Show every line where "with" occurs.

==== Stored rows

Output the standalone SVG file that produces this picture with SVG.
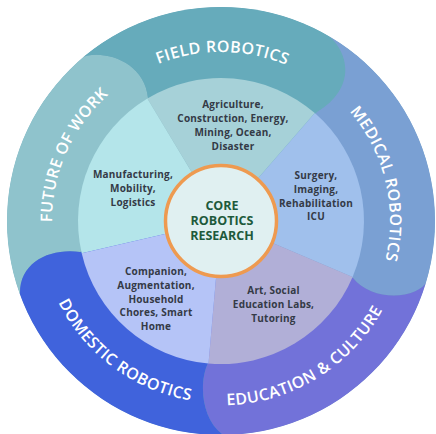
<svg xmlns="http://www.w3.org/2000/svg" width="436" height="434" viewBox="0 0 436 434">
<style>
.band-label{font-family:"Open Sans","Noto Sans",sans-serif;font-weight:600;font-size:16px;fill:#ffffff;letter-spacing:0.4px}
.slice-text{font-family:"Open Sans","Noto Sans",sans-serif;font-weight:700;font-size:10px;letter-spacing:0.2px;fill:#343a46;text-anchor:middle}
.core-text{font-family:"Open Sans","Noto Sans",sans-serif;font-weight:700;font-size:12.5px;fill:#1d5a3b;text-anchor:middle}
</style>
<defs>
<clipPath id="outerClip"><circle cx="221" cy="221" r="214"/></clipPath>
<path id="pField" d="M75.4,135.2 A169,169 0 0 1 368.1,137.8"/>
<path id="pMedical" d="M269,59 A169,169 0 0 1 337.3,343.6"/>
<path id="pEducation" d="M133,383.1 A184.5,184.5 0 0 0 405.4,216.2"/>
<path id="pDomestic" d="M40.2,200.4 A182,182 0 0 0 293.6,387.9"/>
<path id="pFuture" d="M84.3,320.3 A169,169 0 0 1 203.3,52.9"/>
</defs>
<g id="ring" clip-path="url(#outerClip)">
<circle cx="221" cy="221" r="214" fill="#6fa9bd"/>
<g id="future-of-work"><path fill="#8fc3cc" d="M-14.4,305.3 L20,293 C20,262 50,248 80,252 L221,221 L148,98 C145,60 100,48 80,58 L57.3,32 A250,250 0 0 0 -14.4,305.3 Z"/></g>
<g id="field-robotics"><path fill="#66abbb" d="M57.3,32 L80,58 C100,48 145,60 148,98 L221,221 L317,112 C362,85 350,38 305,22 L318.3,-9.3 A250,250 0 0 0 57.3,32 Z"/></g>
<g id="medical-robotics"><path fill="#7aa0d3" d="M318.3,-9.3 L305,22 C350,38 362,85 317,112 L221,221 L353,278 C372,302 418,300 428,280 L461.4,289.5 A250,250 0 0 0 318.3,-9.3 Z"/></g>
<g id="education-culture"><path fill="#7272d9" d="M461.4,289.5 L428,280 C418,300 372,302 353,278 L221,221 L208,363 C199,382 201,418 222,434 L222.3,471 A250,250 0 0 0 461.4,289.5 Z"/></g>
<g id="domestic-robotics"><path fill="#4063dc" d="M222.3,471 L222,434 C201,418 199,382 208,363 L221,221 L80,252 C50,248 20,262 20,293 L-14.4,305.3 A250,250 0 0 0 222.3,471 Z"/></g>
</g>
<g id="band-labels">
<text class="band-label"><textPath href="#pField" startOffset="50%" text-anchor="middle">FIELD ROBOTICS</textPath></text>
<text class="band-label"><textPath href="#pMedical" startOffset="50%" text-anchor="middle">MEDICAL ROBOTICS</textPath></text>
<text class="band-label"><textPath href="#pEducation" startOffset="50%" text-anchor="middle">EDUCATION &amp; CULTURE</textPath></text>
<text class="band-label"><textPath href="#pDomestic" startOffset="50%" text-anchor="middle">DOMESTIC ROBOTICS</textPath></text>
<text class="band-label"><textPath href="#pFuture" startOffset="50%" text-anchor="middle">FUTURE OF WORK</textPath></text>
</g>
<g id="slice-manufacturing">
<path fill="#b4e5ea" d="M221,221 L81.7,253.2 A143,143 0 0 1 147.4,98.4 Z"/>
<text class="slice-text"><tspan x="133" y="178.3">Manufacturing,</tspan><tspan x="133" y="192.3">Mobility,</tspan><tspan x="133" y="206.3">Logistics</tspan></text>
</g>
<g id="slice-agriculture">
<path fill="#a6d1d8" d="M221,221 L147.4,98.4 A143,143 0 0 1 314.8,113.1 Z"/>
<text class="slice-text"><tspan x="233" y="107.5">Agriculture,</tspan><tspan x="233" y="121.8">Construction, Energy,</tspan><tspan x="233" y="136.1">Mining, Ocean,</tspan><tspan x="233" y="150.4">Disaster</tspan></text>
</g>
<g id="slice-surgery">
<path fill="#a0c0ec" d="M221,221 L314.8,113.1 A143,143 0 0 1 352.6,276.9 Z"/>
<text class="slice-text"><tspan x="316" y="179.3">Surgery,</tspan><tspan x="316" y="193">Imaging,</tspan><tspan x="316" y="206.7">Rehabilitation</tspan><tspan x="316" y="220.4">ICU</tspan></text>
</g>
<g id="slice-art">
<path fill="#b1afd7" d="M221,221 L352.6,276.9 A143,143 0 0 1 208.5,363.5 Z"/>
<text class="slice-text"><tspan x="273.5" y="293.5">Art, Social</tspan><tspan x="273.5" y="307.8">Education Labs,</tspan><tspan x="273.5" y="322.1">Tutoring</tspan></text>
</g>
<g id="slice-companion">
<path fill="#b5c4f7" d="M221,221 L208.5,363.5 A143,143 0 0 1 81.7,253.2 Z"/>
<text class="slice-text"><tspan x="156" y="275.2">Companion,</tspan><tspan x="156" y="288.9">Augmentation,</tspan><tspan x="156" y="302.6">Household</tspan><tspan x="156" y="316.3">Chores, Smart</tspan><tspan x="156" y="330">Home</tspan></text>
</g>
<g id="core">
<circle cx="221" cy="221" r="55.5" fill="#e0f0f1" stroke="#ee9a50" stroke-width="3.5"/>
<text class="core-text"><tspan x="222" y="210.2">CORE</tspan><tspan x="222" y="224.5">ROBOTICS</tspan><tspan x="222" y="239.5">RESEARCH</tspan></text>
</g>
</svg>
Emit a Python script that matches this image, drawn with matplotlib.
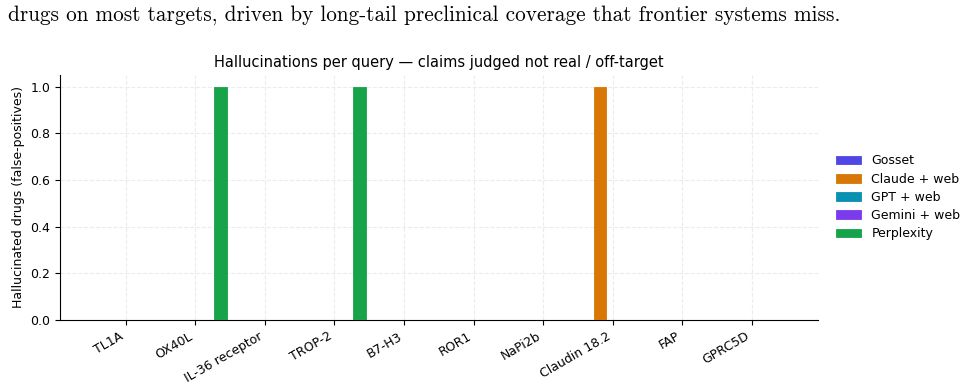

========

- **Exercise answer**
Output the standalone SVG file that produces this picture with SVG.
Emit a Python script that matches this image, drawn with matplotlib.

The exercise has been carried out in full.